Rita Mae rides again

The prolific author Rita Mae Brown now gives us a new book in her “canine mystery series” each fall, to tide us over while we wait for the new book in her Mrs. Murphy mystery series (feline and canine) to arrive in spring.

By Linda Brinson

MURDER UNLEASHED. By Rita Mae Brown.  Ballantine Books. 267 pages. $25.

Last year, Rita Mae Brown started a Western version of her popular Mrs. Murphy series, which is set in the Virginia hills near Charlottesville. The new series takes place in the high desert near Reno, Nev. Like the Mrs. Murphy books, the new ones feature pets – in this case, dogs (and sometimes wild coyotes), but not cats – whose conversations and observations the readers – but not the human characters – can understand.

Some of us who love such things about the Mrs. Murphy series as the setting at the edge of the Blue Ridge, the wise cats and the familiar characters may have a little trouble adjusting to the new offerings. A desert ranch is a far cry from a farm in horse country, and anything-goes Nevada is not at all like we’ve-always-done-it-this way Virginia.

But if you give it a chance, the new series can grow on you.  The very unfamiliarity of Reno and the neighboring desert makes them interesting.  And in this second book, the human characters – most notably, Mags Rogers, who came home to Nevada a victim of the Wall Street crash, and her great-aunt, Jeep Reed, a tough, independent rancher – begin to strike the readers more as friends than strangers.

Brown does a good job of tackling timely issues in her novels. In this case, she’s dealing with the disaster in Nevada’s real-estate market. When Mags, Jeep and their friends become aware of homeless people living as squatters in foreclosed homes, they decide to do something to help them, especially the families with children.

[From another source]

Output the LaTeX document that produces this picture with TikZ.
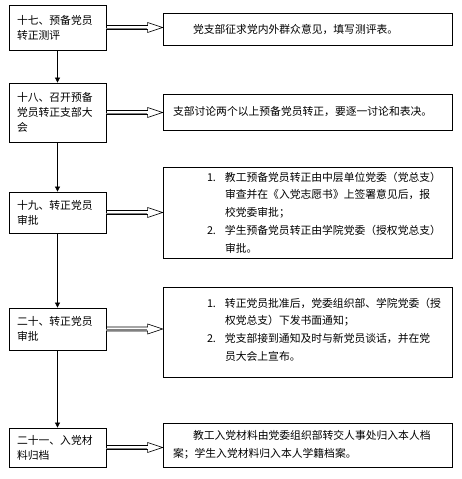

A few people with a sense of right and wrong may not be able to do everything necessary to combat the effects of ruthless, heartless banking practices; the indifference of utility companies; and the opportunism of corrupt politicians.  But they can raise awareness, rally the good people in the community and, maybe, make a difference.

Murder intrudes, however, when the body of a former banker is found in one of the abandoned homes. And the violence and danger don’t stop there.

If you’re a Rita Mae Brown fan, you know that things will get exciting, and you know that the dogs – in this series, Jeep’s German Shepherd, King; Mags’ wire-haired dachshund, Baxter; and a new friend – will play important roles.

As always, Brown doesn’t mince words or hide her own opinions on the political and moral issues involved. The Nevada series has strong similarities to the Virginia one, but the new setting and new characters with different backgrounds and points of view, allow her and her canine helpers to tackle a whole new range of problems.